To quantify the space-time dimensions of human mobility in relationship to the risk of HIV acquisition.


We used data from the population cohort located in a high HIV prevalence, rural population in KwaZulu-Natal, South Africa (2000-2014). We geolocated 8006 migration events (representing 1 028 782 km traveled) for 17 743 individuals (≥15 years of age) who were HIV negative at baseline and followed up these individuals for HIV acquisition (70 395 person-years). Based on the complete geolocated residential history of every individual in this cohort, we constructed two detailed time-varying migration indices. We then used interval-censored Cox proportional hazards models to quantify the relationship between the migration indices and the risk of HIV acquisition.


In total, 17.4% of participants migrated at least once outside the rural study community during the period of observation (median migration distance = 107.1 km, interquartile range 18.9-387.5). The two migration indices were highly predictive of hazard of HIV acquisition (P < 0.01) in both men and women. Holding other factors equal, the risk of acquiring HIV infection increased by 50% for migration distances of 40 km (men) and 109 km (women).

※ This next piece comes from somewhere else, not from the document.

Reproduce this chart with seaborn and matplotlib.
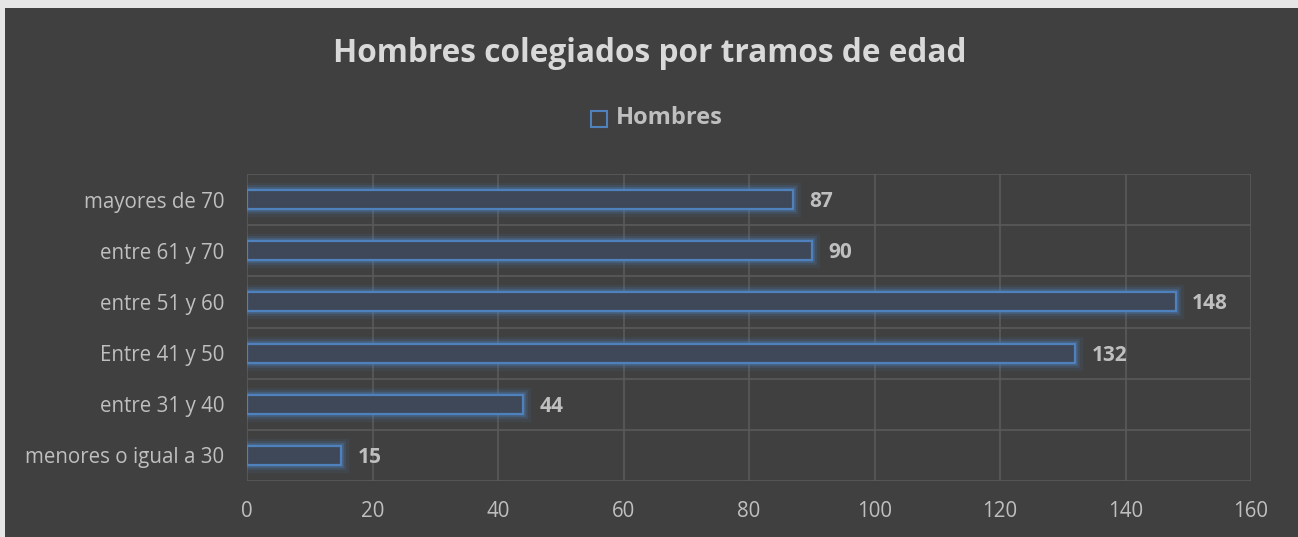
import matplotlib
matplotlib.use("Agg")
import matplotlib.pyplot as plt
import matplotlib.patheffects as pe
from matplotlib.patches import Rectangle
import seaborn as sns
import pandas as pd

categories = ["mayores de 70", "entre 61 y 70", "entre 51 y 60",
              "Entre 41 y 50", "entre 31 y 40", "menores o igual a 30"]
values = [87, 90, 148, 132, 44, 15]
series_name = "Hombres"
title = "Hombres colegiados por tramos de edad"
xticks = [0, 20, 40, 60, 80, 100, 120, 140, 160]

df = pd.DataFrame({"cat": categories, "val": values})

sns.set_theme(style="dark")
plt.rcParams['font.family'] = ['Open Sans', 'DejaVu Sans']

BG = "#404040"
EDGE = "#4f81bd"
TXT = "#bfbfbf"
GRID = "#5a5a5a"

fig = plt.figure(figsize=(12.98, 5.37), dpi=100)
fig.patch.set_facecolor("#e6e6e6")

bg_ax = fig.add_axes([5 / 1298, 0, 1, (537 - 8) / 537], zorder=0)
bg_ax.set_facecolor(BG)
bg_ax.set_axis_off()
bg_ax.add_patch(Rectangle((0, 0), 1, 1, transform=bg_ax.transAxes,
                          facecolor=BG, edgecolor="none"))

ax = fig.add_axes([247 / 1298, 56 / 537, (1251 - 247) / 1298, (481 - 174) / 537], zorder=2)
ax.set_facecolor(BG)

sns.barplot(data=df, y="cat", x="val", order=categories, orient="h", ax=ax,
            width=0.37, facecolor="#3e4859", edgecolor=EDGE, linewidth=1.6, zorder=3)

for p in ax.patches:
    p.set_path_effects([
        pe.Stroke(linewidth=11, foreground=EDGE, alpha=0.10),
        pe.Stroke(linewidth=7, foreground=EDGE, alpha=0.18),
        pe.Stroke(linewidth=4, foreground=EDGE, alpha=0.35),
        pe.Normal(),
    ])

for i, v in enumerate(values):
    ax.text(v + 2.6, i + 0.04, str(v), va="center", ha="left", fontsize=15,
            fontweight="bold", color=TXT, zorder=4)

ax.set_xlim(0, 160)
ax.set_ylim(len(categories) - 0.5, -0.5)
ax.set_xticks(xticks)
ax.set_xticklabels([str(t) for t in xticks])
ax.set_xlabel("")
ax.set_ylabel("")

for x in xticks:
    ax.axvline(x, color=GRID, lw=1.2, zorder=1)
for k in range(len(categories) + 1):
    ax.axhline(k - 0.5, color=GRID, lw=1.2, zorder=1)

for s in ax.spines.values():
    s.set_visible(False)

ax.tick_params(axis="x", colors=TXT, labelsize=14.8, length=0, pad=14.5)
ax.tick_params(axis="y", colors=TXT, labelsize=14.8, length=0, pad=16.5)
for lbl in ax.get_xticklabels() + ax.get_yticklabels():
    lbl.set_color(TXT)

fig.text(650 / 1298, 1 - 53 / 537, title, ha="center", va="center",
         fontsize=22.8, fontweight="bold", color="#d9d9d9", zorder=5)

# legend
fig.patches.append(Rectangle((591 / 1298, 1 - 127 / 537), 16 / 1298, 16 / 537,
                             transform=fig.transFigure, facecolor=BG,
                             edgecolor=EDGE, linewidth=1.5, zorder=5))
fig.text(616 / 1298, 1 - 118 / 537, series_name, ha="left", va="center",
         fontsize=17, fontweight="bold", color=TXT, zorder=5)

fig.savefig("out.png", dpi=100, facecolor=fig.get_facecolor())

HIV acquisition risk also increased by 50% when participants spent 44% (men) and 90% (women) of their respective time outside the rural study community.


This in-depth analysis of a population cohort in a rural sub-Saharan African population has revealed a clear nonlinear relationship between distance migrated and HIV acquisition. Our findings show that even relatively short-distance migration events confer substantial additional risk of acquisition.